▶ [WHAT NEEDS TO BE DONE]: All lines from the beginning of the listing through the line with "(test) at (126.5,289.5)" are to be copied word for word; the pictures are not.

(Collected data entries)
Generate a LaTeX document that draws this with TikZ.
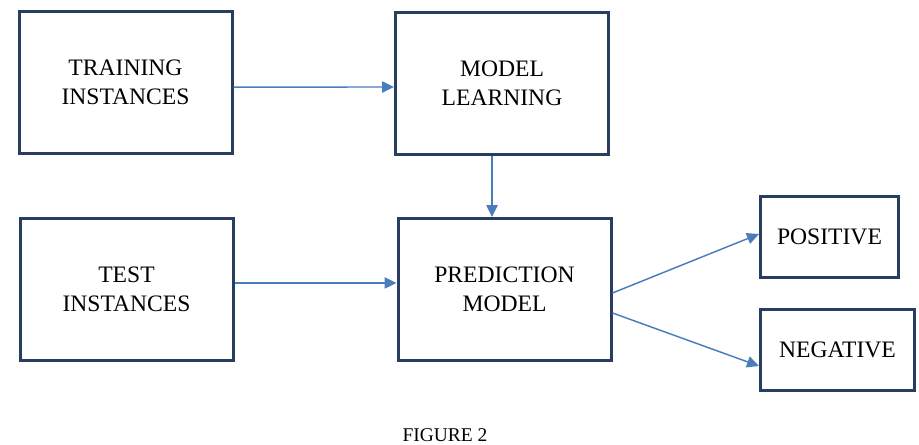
\documentclass[tikz,border=0pt]{standalone}
\usepackage{fontspec}
\setmainfont{Liberation Serif}
\usetikzlibrary{arrows.meta}
\definecolor{boxnavy}{RGB}{40,62,96}
\definecolor{arrblue}{RGB}{74,126,187}
\tikzset{
  box/.style={draw=boxnavy, line width=2.25pt, fill=white, align=center,
    minimum width=159.75pt, minimum height=106.5pt, inner sep=0pt,
    font=\fontsize{17.7}{21.75}\selectfont},
  outbox/.style={box, minimum height=60.75pt},
  arr/.style={draw=arrblue, line width=1.1pt, -{Triangle[length=9pt,width=8.5pt]}}
}
\begin{document}
\begin{tikzpicture}[x=0.75pt, y=-0.75pt]
    \useasboundingbox (0,0) rectangle (919,444);

    % left column
    \node[box] (train) at (125.5,82.5) {TRAINING\\INSTANCES};
    \node[box] (test) at (126.5,289.5) {TEST\\INSTANCES};

    % middle column
    \node[box] (learn) at (502,83) {MODEL\\LEARNING};
    \node[box] (pred) at (504.5,289.5) {PREDICTION\\MODEL};

    % outcomes
    \node[outbox, minimum width=103.5pt] (pos) at (829.5,237) {POSITIVE};
    \node[outbox, minimum width=115.5pt] (neg) at (837.5,350) {NEGATIVE};

    \draw[arr] ([yshift=-3.4pt]train.east) -- ([yshift=-3pt]learn.west);
    \draw[arr] ([xshift=-7.5pt]learn.south) -- ([xshift=-7.5pt]learn.south |- pred.north);
    \draw[arr] ([yshift=4.9pt]test.east) -- ([yshift=4.9pt]pred.west);

    % split into the two classes
    \draw[arr] ([yshift=-2.6pt]pred.east) -- ([yshift=2.25pt]pos.west);
    \draw[arr] ([yshift=-17.6pt]pred.east) -- ([yshift=-12pt]neg.west);

    \node[font=\fontsize{14.6}{17}\selectfont] (caption) at (445,435) {FIGURE 2};
\end{tikzpicture}
\end{document}
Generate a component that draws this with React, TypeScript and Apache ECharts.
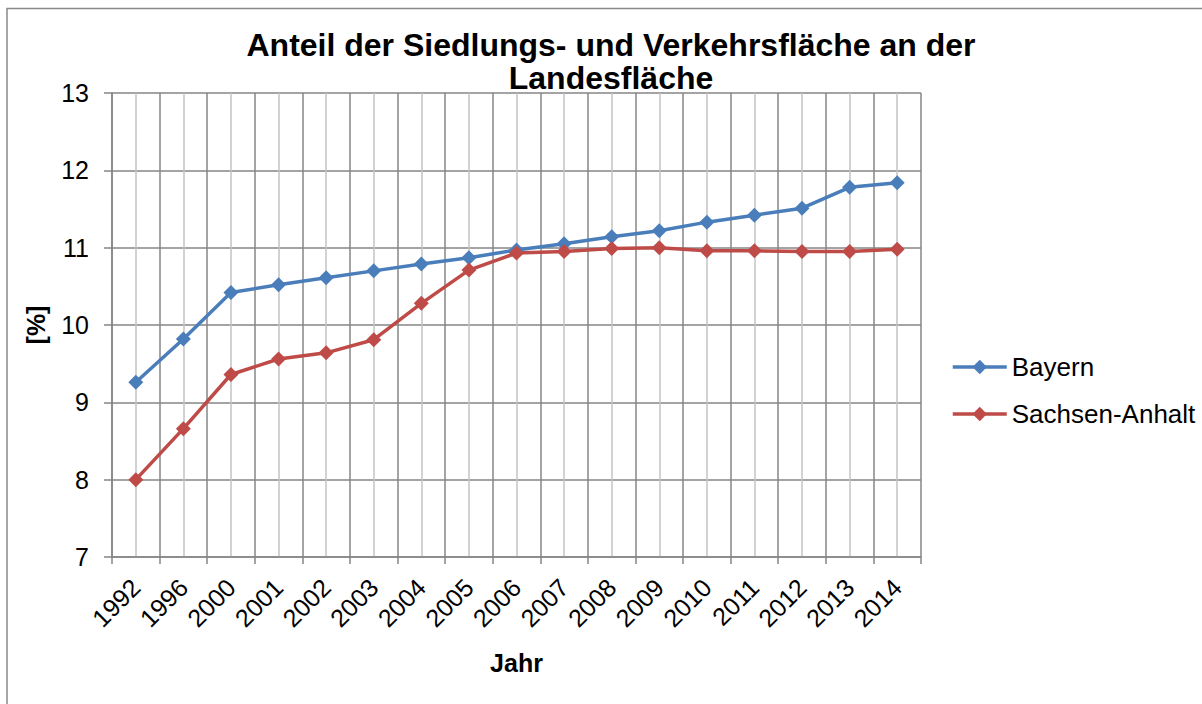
import React, { useEffect, useRef } from "react";
import * as echarts from "echarts";

const titleText = "Anteil der Siedlungs- und Verkehrsfläche an der\nLandesfläche";
const years = ["1992", "1996", "2000", "2001", "2002", "2003", "2004", "2005", "2006", "2007", "2008", "2009", "2010", "2011", "2012", "2013", "2014"];
const bayern = [9.26, 9.82, 10.42, 10.52, 10.61, 10.7, 10.79, 10.87, 10.97, 11.05, 11.14, 11.22, 11.33, 11.42, 11.51, 11.78, 11.84];
const sachsenAnhalt = [8.0, 8.66, 9.36, 9.56, 9.64, 9.81, 10.28, 10.71, 10.93, 10.95, 10.99, 11.0, 10.96, 10.96, 10.95, 10.95, 10.98];
const yMin = 7;
const yMax = 13;

const FONT = "'Liberation Sans', Arial, sans-serif";
const MAJOR = "#868686";
const MINOR = "#C3C3C3";

export default function App() {
  const ref = useRef<HTMLDivElement>(null);
  useEffect(() => {
    if (!ref.current) return;
    const chart = echarts.init(ref.current, null, { renderer: "svg" });
    const halfSteps = Array.from({ length: years.length * 2 + 1 }, (_, i) => String(i));
    chart.setOption({
      animation: false,
      backgroundColor: "#ffffff",
      textStyle: { fontFamily: FONT },
      title: {
        text: titleText,
        left: 606,
        top: 23,
        textAlign: "center",
        textStyle: { fontFamily: FONT, fontSize: 32, fontWeight: "bold", color: "#000", lineHeight: 33 },
      },
      graphic: [
        {
          type: "rect",
          shape: { x: 7, y: 8.5, width: 1230, height: 720 },
          style: { fill: "none", stroke: "#898989", lineWidth: 1.5 },
          silent: true,
        },
      ],
      legend: {
        orient: "vertical",
        left: 951,
        top: 354,
        padding: 0,
        itemWidth: 54,
        itemHeight: 18,
        itemGap: 21,
        lineStyle: { width: 3.5 },
        textStyle: { fontFamily: FONT, fontSize: 26, color: "#000", lineHeight: 26 },
        data: ["Bayern", "Sachsen-Anhalt"],
      },
      grid: { left: 112, right: 281, top: 93, bottom: 147, containLabel: false },
      xAxis: [
        {
          type: "category",
          data: years,
          boundaryGap: true,
          name: "Jahr",
          nameLocation: "middle",
          nameGap: 93,
          nameTextStyle: { fontFamily: FONT, fontSize: 25, fontWeight: "bold", color: "#000" },
          axisLine: { lineStyle: { color: MAJOR, width: 1.5 } },
          axisTick: { show: true, length: 7, alignWithLabel: false, lineStyle: { color: MAJOR, width: 1.5 } },
          axisLabel: { rotate: 45, fontFamily: FONT, fontSize: 25, color: "#000", margin: 26, interval: 0 },
          splitLine: { show: true, interval: 0, lineStyle: { color: MAJOR, width: 1.5 } },
        },
        {
          type: "category",
          data: halfSteps,
          boundaryGap: false,
          position: "bottom",
          axisLine: { show: false },
          axisTick: { show: false },
          axisLabel: { show: false },
          splitLine: {
            show: true,
            interval: (i: number) => i % 2 === 1,
            lineStyle: { color: MINOR, width: 1.5 },
          },
        },
      ],
      yAxis: {
        type: "value",
        min: yMin,
        max: yMax,
        interval: 1,
        name: "[%]",
        nameLocation: "middle",
        nameGap: 64,
        nameRotate: 90,
        nameTextStyle: { fontFamily: FONT, fontSize: 25, fontWeight: "bold", color: "#000" },
        axisLine: { show: true, lineStyle: { color: MAJOR, width: 1.5 } },
        axisTick: { show: true, length: 8, lineStyle: { color: MAJOR, width: 1.5 } },
        axisLabel: { fontFamily: FONT, fontSize: 25, color: "#000", margin: 23 },
        splitLine: { show: true, lineStyle: { color: MAJOR, width: 1.5 } },
      },
      series: [
        {
          name: "Bayern",
          type: "line",
          data: bayern,
          xAxisIndex: 0,
          symbol: "diamond",
          symbolSize: 15,
          color: "#4A7EBB",
          lineStyle: { color: "#4A7EBB", width: 3.5 },
          itemStyle: { color: "#4A7EBB" },
          z: 3,
        },
        {
          name: "Sachsen-Anhalt",
          type: "line",
          data: sachsenAnhalt,
          xAxisIndex: 0,
          symbol: "diamond",
          symbolSize: 15,
          color: "#BE4B48",
          lineStyle: { color: "#BE4B48", width: 3.5 },
          itemStyle: { color: "#BE4B48" },
          z: 3,
        },
      ],
    });
    return () => chart.dispose();
  }, []);
  return <div ref={ref} style={{ position: "fixed", left: 0, top: 0, width: 1202, height: 704 }} />;
}
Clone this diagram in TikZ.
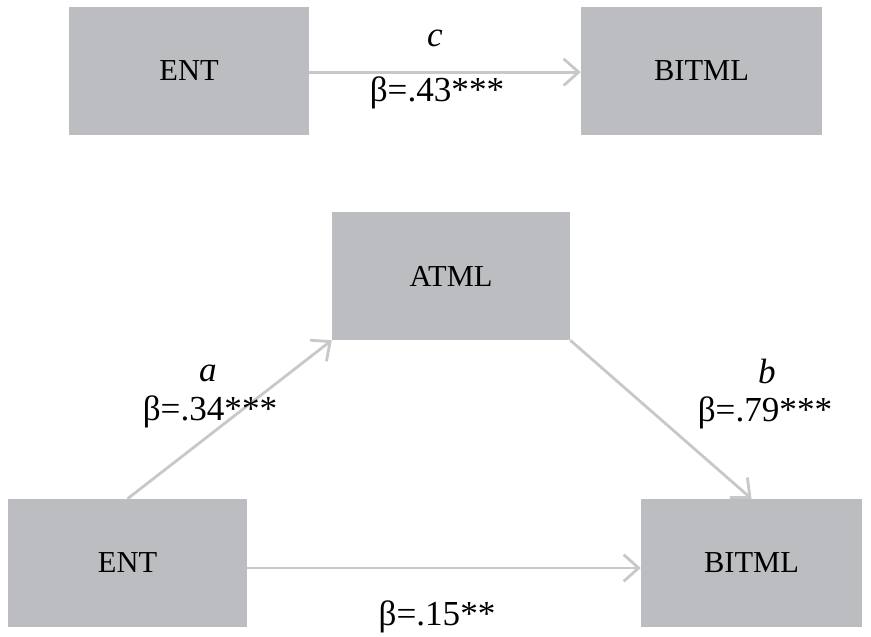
\documentclass[tikz,border=0pt]{standalone}
\usepackage{fontspec}
\setmainfont{Liberation Serif}
\usetikzlibrary{arrows.meta}

\definecolor{boxgray}{RGB}{188,189,193}
\definecolor{linegray}{RGB}{200,200,202}

\tikzset{
	varbox/.style={fill=boxgray, inner sep=0pt, minimum height=3.84cm, font=\fontsize{26}{30}\selectfont},
	path/.style={draw=linegray, line width=2.4pt, -{Straight Barb[length=4.5mm, width=8mm, line width=2.4pt]}},
	coef/.style={anchor=base, inner sep=0pt, font=\fontsize{30}{35}\selectfont},
}

\begin{document}
\begin{tikzpicture}[x=0.03cm, y=-0.03cm]
	\useasboundingbox (0,0) rectangle (871,636);
	% total effect
	\node[varbox, minimum width=7.2cm] (ent1) at (189,70.5) {ENT};
	\node[varbox, minimum width=7.23cm] (bitml1) at (701.5,70.5) {BITML};
	\draw[path] ([yshift=-0.05cm]ent1.east) -- ([yshift=-0.05cm]bitml1.west);
	\node[coef] (lc) at (435,46) {\textit{c}};
	\node[coef] (bc) at (437,101) {β=.43***};
	% mediation model
	\node[varbox, minimum width=7.14cm] (atml) at (451,276) {ATML};
	\node[varbox, minimum width=7.17cm] (ent2) at (127.5,563) {ENT};
	\node[varbox, minimum width=6.63cm] (bitml2) at (751.5,563) {BITML};
	\draw[path] (ent2.north) -- (atml.south west);
	\draw[path] (atml.south east) -- (bitml2.north);
	\draw[path] ([yshift=-0.15cm]ent2.east) -- ([yshift=-0.15cm]bitml2.west);
	\node[coef] (la) at (208,381) {\textit{a}};
	\node[coef] (ba) at (210,420) {β=.34***};
	\node[coef] (lb) at (767,383) {\textit{b}};
	\node[coef] (bb) at (765,421) {β=.79***};
	\node[coef] (bd) at (437,625) {β=.15**};
\end{tikzpicture}
\end{document}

▶ [EXERCISE SOLUTION]:
Generate a LaTeX document that draws this with TikZ.
\documentclass[tikz,border=0pt]{standalone}
\usepackage{fontspec}
\setmainfont{Liberation Serif}
\usetikzlibrary{arrows.meta}
\definecolor{boxnavy}{RGB}{40,62,96}
\definecolor{arrblue}{RGB}{74,126,187}
\tikzset{
  box/.style={draw=boxnavy, line width=2.25pt, fill=white, align=center,
    minimum width=159.75pt, minimum height=106.5pt, inner sep=0pt,
    font=\fontsize{17.7}{21.75}\selectfont},
  outbox/.style={box, minimum height=60.75pt},
  arr/.style={draw=arrblue, line width=1.1pt, -{Triangle[length=9pt,width=8.5pt]}}
}
\begin{document}
\begin{tikzpicture}[x=0.75pt, y=-0.75pt]
    \useasboundingbox (0,0) rectangle (919,444);

    % left column
    \node[box] (train) at (125.5,82.5) {TRAINING\\INSTANCES};
    \node[box] (test) at (126.5,289.5) {TEST\\INSTANCES};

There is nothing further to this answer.